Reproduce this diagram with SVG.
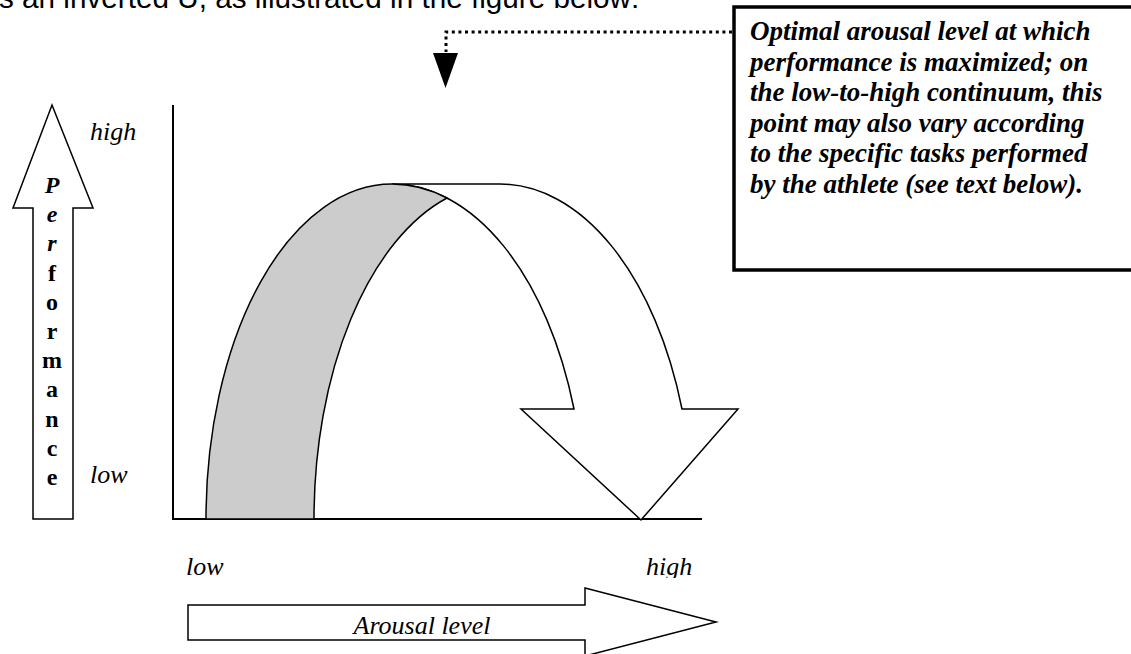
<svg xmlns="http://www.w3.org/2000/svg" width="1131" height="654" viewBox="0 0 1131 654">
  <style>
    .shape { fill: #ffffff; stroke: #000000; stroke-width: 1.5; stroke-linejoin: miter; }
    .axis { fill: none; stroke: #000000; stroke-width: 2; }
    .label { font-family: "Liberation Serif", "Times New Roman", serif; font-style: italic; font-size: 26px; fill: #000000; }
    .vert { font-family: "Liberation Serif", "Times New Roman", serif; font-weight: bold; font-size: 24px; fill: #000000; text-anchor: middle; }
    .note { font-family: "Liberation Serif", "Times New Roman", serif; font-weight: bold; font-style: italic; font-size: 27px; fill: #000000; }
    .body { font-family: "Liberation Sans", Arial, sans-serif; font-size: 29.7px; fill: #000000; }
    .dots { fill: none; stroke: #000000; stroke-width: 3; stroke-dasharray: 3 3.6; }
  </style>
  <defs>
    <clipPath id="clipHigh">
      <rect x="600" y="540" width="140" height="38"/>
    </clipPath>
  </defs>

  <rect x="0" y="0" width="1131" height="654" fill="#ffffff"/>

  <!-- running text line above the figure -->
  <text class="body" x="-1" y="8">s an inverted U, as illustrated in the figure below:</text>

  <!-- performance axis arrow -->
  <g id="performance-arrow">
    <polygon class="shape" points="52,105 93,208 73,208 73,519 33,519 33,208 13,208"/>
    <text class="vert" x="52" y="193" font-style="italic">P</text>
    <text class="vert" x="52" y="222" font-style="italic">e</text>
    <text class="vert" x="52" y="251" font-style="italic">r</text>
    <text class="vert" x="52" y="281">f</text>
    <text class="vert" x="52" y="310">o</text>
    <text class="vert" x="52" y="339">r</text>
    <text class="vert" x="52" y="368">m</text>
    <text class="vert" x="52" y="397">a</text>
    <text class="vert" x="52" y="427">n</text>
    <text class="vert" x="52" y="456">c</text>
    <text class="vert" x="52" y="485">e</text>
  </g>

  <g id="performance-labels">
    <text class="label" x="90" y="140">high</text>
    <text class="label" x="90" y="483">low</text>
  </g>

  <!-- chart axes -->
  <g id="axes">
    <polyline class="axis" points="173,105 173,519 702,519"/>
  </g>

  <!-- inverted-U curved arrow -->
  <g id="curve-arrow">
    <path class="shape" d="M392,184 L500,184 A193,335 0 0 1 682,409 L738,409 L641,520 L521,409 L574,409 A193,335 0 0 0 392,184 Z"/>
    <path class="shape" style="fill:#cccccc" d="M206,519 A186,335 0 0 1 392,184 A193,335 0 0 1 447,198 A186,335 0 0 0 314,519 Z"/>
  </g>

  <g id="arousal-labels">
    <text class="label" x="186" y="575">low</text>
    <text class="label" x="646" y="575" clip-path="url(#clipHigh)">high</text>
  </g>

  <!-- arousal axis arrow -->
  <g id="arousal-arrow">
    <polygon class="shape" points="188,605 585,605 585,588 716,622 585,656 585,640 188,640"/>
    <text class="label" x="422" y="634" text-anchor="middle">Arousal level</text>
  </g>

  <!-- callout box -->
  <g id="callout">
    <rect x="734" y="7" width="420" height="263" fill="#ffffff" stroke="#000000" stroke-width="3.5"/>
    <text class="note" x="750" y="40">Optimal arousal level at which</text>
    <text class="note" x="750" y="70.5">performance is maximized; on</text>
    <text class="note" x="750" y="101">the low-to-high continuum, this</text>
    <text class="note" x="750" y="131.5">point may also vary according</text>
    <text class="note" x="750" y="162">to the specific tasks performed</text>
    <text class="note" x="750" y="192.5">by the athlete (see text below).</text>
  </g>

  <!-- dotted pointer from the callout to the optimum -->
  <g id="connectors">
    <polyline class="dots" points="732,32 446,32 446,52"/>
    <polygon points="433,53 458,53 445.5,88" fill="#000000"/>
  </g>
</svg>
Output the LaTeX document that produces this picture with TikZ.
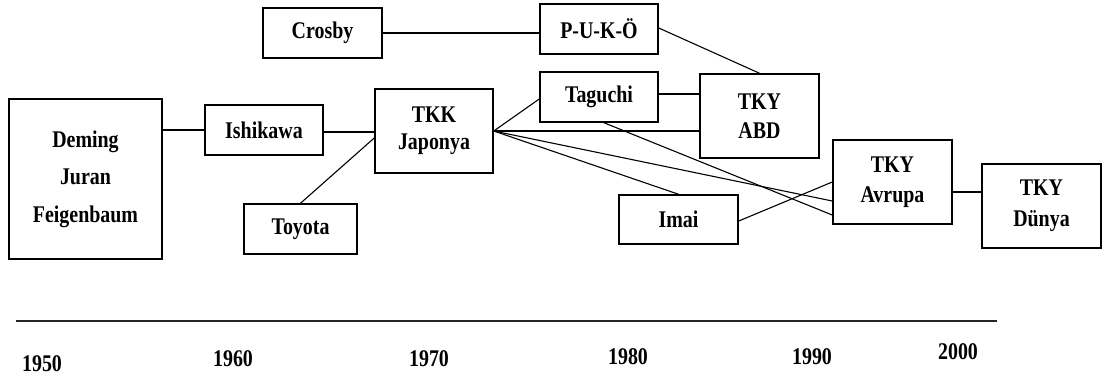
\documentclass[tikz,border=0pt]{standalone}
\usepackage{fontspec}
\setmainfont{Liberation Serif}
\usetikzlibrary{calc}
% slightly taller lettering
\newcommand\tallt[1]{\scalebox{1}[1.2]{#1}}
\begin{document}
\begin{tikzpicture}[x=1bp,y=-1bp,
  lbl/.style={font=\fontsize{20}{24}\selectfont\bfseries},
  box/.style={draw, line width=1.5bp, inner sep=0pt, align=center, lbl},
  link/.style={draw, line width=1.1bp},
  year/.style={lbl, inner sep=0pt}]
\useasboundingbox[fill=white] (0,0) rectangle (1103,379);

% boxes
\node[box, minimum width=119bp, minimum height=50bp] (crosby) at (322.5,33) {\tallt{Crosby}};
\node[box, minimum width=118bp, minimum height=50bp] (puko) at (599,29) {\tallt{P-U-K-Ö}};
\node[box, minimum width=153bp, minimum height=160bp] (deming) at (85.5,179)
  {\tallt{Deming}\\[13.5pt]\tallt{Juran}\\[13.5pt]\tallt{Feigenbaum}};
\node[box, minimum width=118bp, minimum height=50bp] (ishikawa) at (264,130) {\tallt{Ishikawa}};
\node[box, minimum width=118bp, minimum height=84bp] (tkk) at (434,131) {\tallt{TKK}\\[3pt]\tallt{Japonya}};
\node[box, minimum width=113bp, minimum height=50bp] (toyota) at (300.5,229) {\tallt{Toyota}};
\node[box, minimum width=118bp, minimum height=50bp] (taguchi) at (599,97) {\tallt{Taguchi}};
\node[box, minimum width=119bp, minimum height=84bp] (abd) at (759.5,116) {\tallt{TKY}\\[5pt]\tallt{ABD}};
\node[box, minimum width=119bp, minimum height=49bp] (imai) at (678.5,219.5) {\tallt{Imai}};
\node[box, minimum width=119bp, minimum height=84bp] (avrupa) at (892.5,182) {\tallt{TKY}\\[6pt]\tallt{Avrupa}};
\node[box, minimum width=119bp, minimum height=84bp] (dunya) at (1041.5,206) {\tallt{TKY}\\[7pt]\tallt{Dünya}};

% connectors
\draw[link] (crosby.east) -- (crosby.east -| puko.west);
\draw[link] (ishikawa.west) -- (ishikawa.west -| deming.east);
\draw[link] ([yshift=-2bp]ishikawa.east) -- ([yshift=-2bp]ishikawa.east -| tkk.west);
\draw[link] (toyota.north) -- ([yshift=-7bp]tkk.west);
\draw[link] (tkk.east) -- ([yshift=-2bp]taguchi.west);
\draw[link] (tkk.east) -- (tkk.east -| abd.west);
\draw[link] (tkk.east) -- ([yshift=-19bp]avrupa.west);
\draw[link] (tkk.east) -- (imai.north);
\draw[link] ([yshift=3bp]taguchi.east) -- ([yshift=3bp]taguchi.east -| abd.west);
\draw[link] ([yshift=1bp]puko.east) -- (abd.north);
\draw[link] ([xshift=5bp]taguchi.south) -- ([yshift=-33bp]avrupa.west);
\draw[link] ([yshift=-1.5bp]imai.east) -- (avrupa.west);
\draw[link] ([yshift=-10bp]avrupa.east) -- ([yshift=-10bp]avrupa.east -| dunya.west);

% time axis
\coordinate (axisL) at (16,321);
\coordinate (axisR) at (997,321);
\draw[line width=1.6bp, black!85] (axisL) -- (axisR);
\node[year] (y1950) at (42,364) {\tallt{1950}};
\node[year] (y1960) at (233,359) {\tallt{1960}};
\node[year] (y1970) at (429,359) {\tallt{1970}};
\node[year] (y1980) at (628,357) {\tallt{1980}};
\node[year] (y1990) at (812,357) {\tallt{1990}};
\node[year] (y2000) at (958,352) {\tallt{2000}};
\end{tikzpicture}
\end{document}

************

--- Directions ---
Only the lines between the one with "Output the LaTeX" and the one with "(0,0) rectangle (1103,379);", those two included, get copied from the material above. Keep it exact and free of pictures.

--- Result of this task ---
Output the LaTeX document that produces this picture with TikZ.
\documentclass[tikz,border=0pt]{standalone}
\usepackage{fontspec}
\setmainfont{Liberation Serif}
\usetikzlibrary{calc}
% slightly taller lettering
\newcommand\tallt[1]{\scalebox{1}[1.2]{#1}}
\begin{document}
\begin{tikzpicture}[x=1bp,y=-1bp,
  lbl/.style={font=\fontsize{20}{24}\selectfont\bfseries},
  box/.style={draw, line width=1.5bp, inner sep=0pt, align=center, lbl},
  link/.style={draw, line width=1.1bp},
  year/.style={lbl, inner sep=0pt}]
\useasboundingbox[fill=white] (0,0) rectangle (1103,379);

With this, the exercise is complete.